For more than two decades, a robust, high-speed, low-latency fibre-optic comms link between south-east and western Europe has been conspicuous by its absence from the infrastructure map. Now the new fibre optic route, which will consist of 36 pairs of very high-capacity ITU-T specified G652D single mode fibres that have been in common use in all networks for more than 30 years and which are backwards compatible and provide lower loss transmission on long-distance routes than other variants, will fill the gap and provide a direct link from Marseille to Istanbul and to EXA’s owned network infrastructure, with branches connecting to Athens in Greece, Sofia in Bulgaria and Tirana in Albania. 

TeleGeography, the respected telecoms market research and consulting house, forecasts that international capacity requirements for Italy, Bulgaria, Turkey, Greece and Albania will increase nine-fold between this year and 2030. 

Ever-increasing demand for bandwidth spurs big investment plans

EXA has some very ambitious plans for the future and wants to be “undisputed leader in the European digital infrastructure market, with the broadest geographical coverage across the continent and transatlantic routes.” To help achieve that end, its network build and optimisation programme will focus primarily on routes in the Mediterranean region of southern and eastern Europe to leverage the opportunities the region will bring given the ever-increasing demand for bandwidth on the part of hyperscale network users, large enterprises, telcos and DSPs.

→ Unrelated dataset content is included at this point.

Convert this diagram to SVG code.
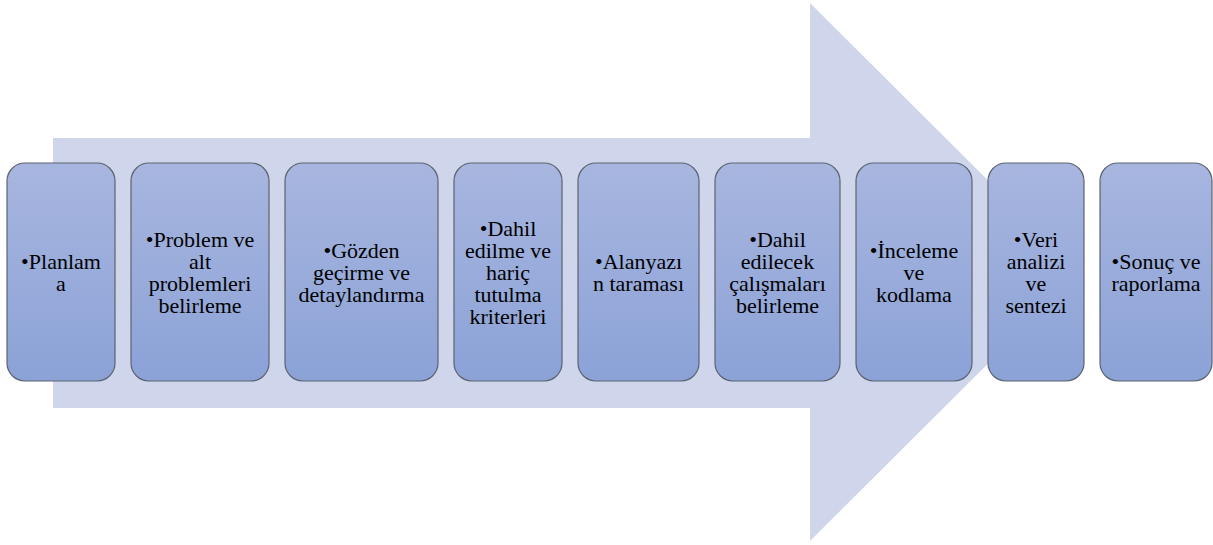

Then, beyond the joint venture with TAP, EXA will work on a new 640-kilometre cable route between London and Amsterdam that will include the deployment of a new cable across the North Sea. Elsewhere it will upgrade infrastructure in Belgium and Germany to create the shortest and most technologically up-to-date path between London and Frankfurt, which is the traffic route with the highest demand across all Europe. Also planned is a new 1,000-kilometre cable route between Paris and Marseille to meet the intense demand created by new sub-sea cables landing in Marseille and to provide triple-diversity into major data centre and cable landing station clusters.

Furthermore, to meet ever-higher traffic demands on connections between data centre clusters in Paris, Frankfurt, Amsterdam and Brussels, 1,400 kilometres of cable will be upgraded with the latest specification Corning Ultra G.652D fibre. And that’s not all: Between later this summer and for the next three years, EXA will develop two cable landing station facilities and associated backhaul networks: This will comprise 800 kilometres of new network and 1,600 kilometres of upgraded routes to support new subsea cables scheduled to be built from Italy over the course of 2023, 2024 and 2025.

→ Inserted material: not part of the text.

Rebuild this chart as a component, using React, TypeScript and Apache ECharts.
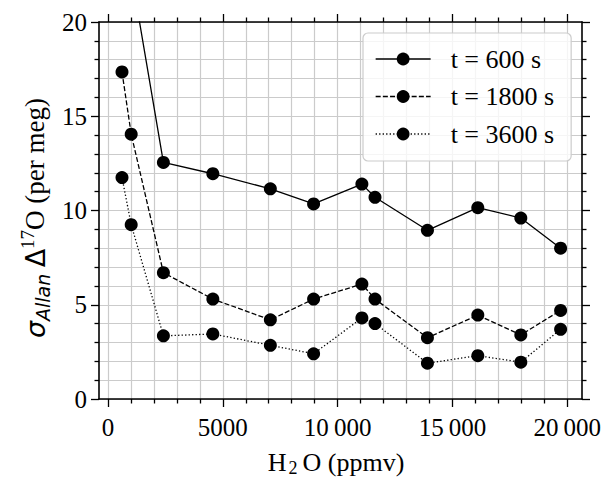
import React, { useEffect, useRef } from "react";
import * as echarts from "echarts";

// Water concentration of each measurement step (ppmv)
const h2o = [600, 1000, 2400, 4550, 7050, 8930, 11030, 11600, 13880, 16070, 17940, 19670];
// Allan deviation of Δ17O (per meg) at three integration times
const sigma600 = [28.4, 22.6, 12.55, 11.95, 11.15, 10.35, 11.4, 10.7, 8.95, 10.15, 9.6, 8.0];
const sigma1800 = [17.35, 14.05, 6.7, 5.3, 4.2, 5.3, 6.1, 5.3, 3.25, 4.45, 3.4, 4.7];
const sigma3600 = [11.75, 9.25, 3.35, 3.45, 2.85, 2.4, 4.3, 4.0, 1.9, 2.3, 1.95, 3.7];
const seriesNames = ["t = 600 s", "t = 1800 s", "t = 3600 s"];
const xTicks = [0, 5000, 10000, 15000, 20000];

const serif = '"Liberation Serif", "Times New Roman", serif';
const sans = '"DejaVu Sans", sans-serif';
const gridColor = "#cbcbcb";

const fmtThousands = (v: number) => {
  if (v < 10000) return String(v);
  const s = String(v);
  return s.slice(0, s.length - 3) + "\u2009" + s.slice(s.length - 3);
};

export default function App() {
  const ref = useRef<HTMLDivElement>(null);

  useEffect(() => {
    if (!ref.current) return;
    const chart = echarts.init(ref.current, null, { renderer: "svg" });

    const toPairs = (ys: number[]) => h2o.map((x, i) => [x, ys[i]]);
    const dashes: (string | number[])[] = ["solid", [5, 2.2], [1.3, 2.2]];
    const values = [sigma600, sigma1800, sigma3600];

    const tickStyle = { color: "#000", width: 1.3 };
    const frameLine = { show: true, onZero: false, lineStyle: { color: "#000", width: 1.6 } };

    chart.setOption({
      animation: false,
      grid: [
        // frame of the plot, holds the data
        { left: 99, right: 22, top: 22, bottom: 78 },
        // inner box spanning 0..20000 ppmv, carries the x ticks and vertical grid
        { left: 108, right: 36, top: 22, bottom: 78 },
      ],
      xAxis: [
        {
          gridIndex: 0, type: "value", min: -400, max: 20600, position: "bottom",
          axisLine: frameLine, axisTick: { show: false }, axisLabel: { show: false }, splitLine: { show: false },
        },
        {
          gridIndex: 0, type: "value", min: -400, max: 20600, position: "top",
          axisLine: frameLine, axisTick: { show: false }, axisLabel: { show: false }, splitLine: { show: false },
        },
        {
          gridIndex: 1, type: "value", min: xTicks[0], max: xTicks[xTicks.length - 1],
          interval: xTicks[1] - xTicks[0], position: "bottom",
          axisLine: { show: false, onZero: false },
          axisTick: { show: true, length: 8, lineStyle: tickStyle },
          minorTick: { show: true, splitNumber: 5, length: 4.5, lineStyle: tickStyle },
          axisLabel: {
            color: "#000", fontFamily: serif, fontSize: 25, margin: 16,
            formatter: (v: number) => fmtThousands(v),
          },
          splitLine: { show: true, lineStyle: { color: gridColor, width: 1.2 } },
          minorSplitLine: { show: true, lineStyle: { color: gridColor, width: 1.2 } },
        },
        {
          gridIndex: 1, type: "value", min: xTicks[0], max: xTicks[xTicks.length - 1],
          interval: xTicks[1] - xTicks[0], position: "top",
          axisLine: { show: false, onZero: false },
          axisTick: { show: true, length: 8, lineStyle: tickStyle },
          minorTick: { show: true, splitNumber: 5, length: 4.5, lineStyle: tickStyle },
          axisLabel: { show: false }, splitLine: { show: false },
        },
      ],
      yAxis: [
        {
          gridIndex: 0, type: "value", min: 0, max: 20, interval: 5, position: "left",
          axisLine: frameLine,
          axisTick: { show: true, length: 8, lineStyle: tickStyle },
          minorTick: { show: true, splitNumber: 5, length: 4.5, lineStyle: tickStyle },
          axisLabel: { color: "#000", fontFamily: serif, fontSize: 25, margin: 12 },
          splitLine: { show: true, lineStyle: { color: gridColor, width: 1.2 } },
          minorSplitLine: { show: true, lineStyle: { color: gridColor, width: 1.2 } },
        },
        {
          gridIndex: 0, type: "value", min: 0, max: 20, interval: 5, position: "right",
          axisLine: frameLine,
          axisTick: { show: true, length: 8, lineStyle: tickStyle },
          minorTick: { show: true, splitNumber: 5, length: 4.5, lineStyle: tickStyle },
          axisLabel: { show: false }, splitLine: { show: false },
        },
        { gridIndex: 1, type: "value", min: 0, max: 20, show: false },
      ],
      legend: {
        data: seriesNames,
        orient: "vertical",
        left: 363,
        top: 33,
        itemWidth: 55,
        itemHeight: 16,
        itemGap: 11.5,
        padding: [13, 17, 14, 12],
        backgroundColor: "rgba(255,255,255,0.8)",
        borderColor: "#cccccc",
        borderWidth: 1.2,
        borderRadius: 5,
        lineStyle: { width: 1.3 },
        formatter: (name: string) => "{gap|}{t|" + name + "}",
        textStyle: {
          color: "#000", fontFamily: serif, fontSize: 26,
          rich: {
            gap: { width: 15 },
            t: { color: "#000", fontFamily: serif, fontSize: 26 },
          },
        },
      },
      series: values.map((ys, i) => ({
        name: seriesNames[i],
        type: "line",
        xAxisIndex: 0,
        yAxisIndex: 0,
        data: toPairs(ys),
        symbol: "circle",
        symbolSize: 13,
        showAllSymbol: true,
        clip: true,
        itemStyle: { color: "#000" },
        lineStyle: { color: "#000", width: 1.3, type: dashes[i] },
        z: 3,
      })),
      graphic: [
        {
          type: "text",
          x: 336,
          y: 462,
          style: {
            text: "{h|H}{s|2}{m|O (ppmv)}",
            align: "center",
            verticalAlign: "middle",
            fill: "#000",
            rich: {
              h: { fontFamily: serif, fontSize: 26, lineHeight: 30, verticalAlign: "middle", fill: "#000", padding: [0, 1, 0, 0] },
              m: { fontFamily: serif, fontSize: 26, lineHeight: 30, verticalAlign: "middle", fill: "#000" },
              s: { fontFamily: serif, fontSize: 18, lineHeight: 16, verticalAlign: "bottom", fill: "#000", padding: [0, 5, 0, 1] },
            },
          },
        },
        {
          type: "text",
          x: 35,
          y: 218,
          rotation: Math.PI / 2,
          style: {
            text: "{g|σ}{a|Allan} {d|Δ}{p|17}{m|O (per meg)}",
            align: "center",
            verticalAlign: "middle",
            fill: "#000",
            rich: {
              g: { fontFamily: sans, fontStyle: "italic", fontSize: 27, lineHeight: 35, verticalAlign: "middle", fill: "#000" },
              a: { fontFamily: sans, fontStyle: "italic", fontSize: 19, lineHeight: 18, verticalAlign: "bottom", fill: "#000" },
              d: { fontFamily: sans, fontSize: 27, lineHeight: 35, verticalAlign: "middle", fill: "#000", padding: [0, 0, 0, 3] },
              p: { fontFamily: serif, fontSize: 19, lineHeight: 20, verticalAlign: "top", fill: "#000" },
              m: { fontFamily: serif, fontSize: 27, lineHeight: 35, verticalAlign: "middle", fill: "#000" },
            },
          },
        },
      ],
    });

    return () => chart.dispose();
  }, []);

  return (
    <div
      ref={ref}
      style={{ position: "fixed", left: 0, top: 0, width: 604, height: 477, background: "#fff" }}
    />
  );
}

Further afield, the company is to invest in more than 700 kilometres of long-haul and metropolitan cable deployments on the Iberian peninsula to create greater capacity and diversity between the main submarine cable landing stations on the Atlantic and Mediterranean coasts, and also serve the hyperscale data centre campuses and new carrier-neutral data centres that are emerging across the region.

Beyond the Mediterranean and Adriatic, EXA will, this year, extend its reach to expand into further 30 carrier-neutral data centres and cable landing stations across Europe and Canada, with more planned for 2023. The company is also promising to commit to new links and upgrades in the northern Balkans, the Czech Republic, Poland and Slovakia, which is where the remaining €150 million of its first-year investments will be targetted.

Like the man almost said, “If you build it, they will come.”